The operation of the star-shaped coupler 21 constructed as described above 
is now described. As an example, a light signal which is passed through 
the output optical fiber 22a after it is emitted by an input-output device 
goes out of the end surface 24a, and then it enters the corresponding end 
surface 29 of the bound portion of the star-shaped coupler 26. Because 
this end surface 29 is tightly coupled to the end surface 24a of the 
output fiber 22a and has substantially the same diameter as the end 
surface 24a, only a small fraction of the light quantity is lost when the 
light enters the end surface 29. Then, the light signal is divided into 
three, which then travel through the branching fibers 27. Subsequently, 
the divided light signals exit from the other end surfaces 27b of the 
branching fibers 27 which lie in three different bound portions 30. Then, 
the light signals enter the end surfaces 25b, 25c, 25d, respectively, of 
the input fibers 23b, 23c, 23d, and they pass through these single-core 
fibers 23b, 23c, 23d. Finally, the signals are furnished to three 
input-output devices which are not connected with the output fiber 22a. 

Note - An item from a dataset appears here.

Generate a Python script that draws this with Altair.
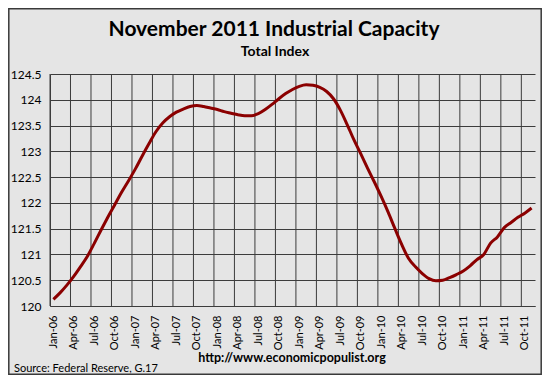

The light signals from the other output fibers 22b, 22c, 22d are 
propagated in the same manner. Thus, employment of the novel star-shaped 
coupler 26 eliminates the possibility that the light signal emitted by any 
one input-output device returns to it. It is now assumed that the quantity 
of light emitted from each of the output fibers 22a-22d is equal to 
A.sub.0 and that all the losses other than the branching loss such as 
propagation loss can be neglected. Then, the quantity of light entering 
each of the input fibers 23a-23d is A.sub.0 /3. It can be seen that the 
loss due to branching is reduced as compared with the similar conventional 
devices by comparing this with the conventional cases where the quantity 
of the incident light is A.sub.0 /4. 
Although the star-shaped coupler 26 described in the above embodiment is 
designed to correspond to four input-output devices, it is obvious that 
the inventive coupler can be designed to correspond to any number of 
input-output devices. 
As thus far described, the coupler according to the invention is capable of 
distributing the light signal emitted from any one of input-output devices 
among the others without allowing the signal to reenter the device, thus 
reducing the loss due to the branching of light. Hence, the propagation 
loss of light signal can be reduced.